それは旅だ。
ビルバオ郊外、「アスルメンディ」のドアを開けた瞬間から、旅は始まる。
海の豊穣に触れ、大地の実りに抱かれる。
農家で働く人たちの、泥まみれの手と握手し、荒れる海で操業する、漁師の人たちから背を叩かれる。
ハーブが香る野原で歌声を聴き、澄んだ風が吹きわたる森の中で、耳をすます。
バスクの人たちが長年にわたってつちかって来た、料理の暖かさに包まれ、野菜やワインの声で、耳を洗う。
それは「おいしい」と感じることより、大事なのかもしれない。
旅は、僕らの心の機を動かす。
ふと吉田松陰の言葉を思い出した。
「心はもと活きたり、活きたるものには必ず機あり、機なるものは触(しょく)に従ひて発し、感に遇(あ)ひて動く。発動の機は周遊の益なり」。

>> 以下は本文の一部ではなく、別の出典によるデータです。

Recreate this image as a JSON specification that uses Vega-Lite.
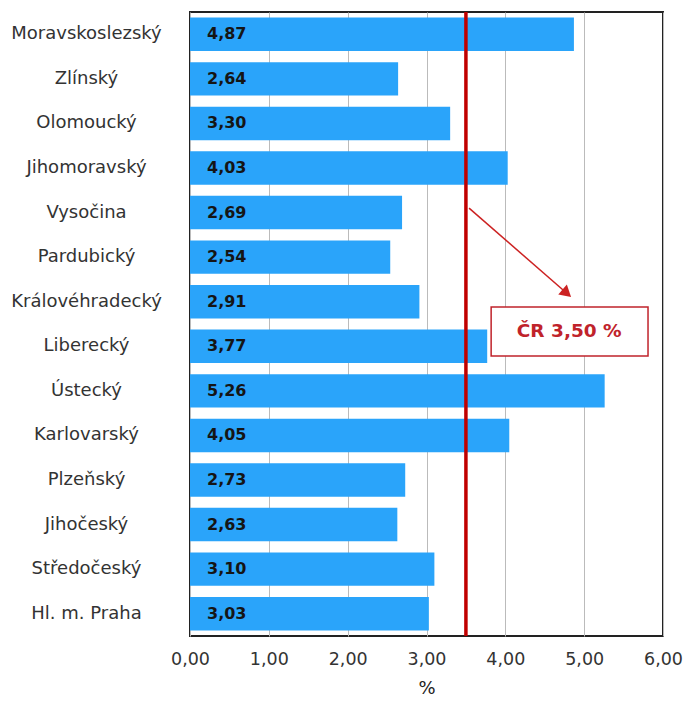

すなわち、心はもともと生き生きしたもので、必ず動き出すきっかけがある。きっかけは何かに触発されて生まれ、感動することによって動き始める。旅はそのきっかけを与えてくれる。
ここ「アスルメンディ」の料理には、その旅がある。
愛に包まれながら心の機を動かし、生き生かされていることを自覚し、汚れなき自然への感謝を深める、旅がある。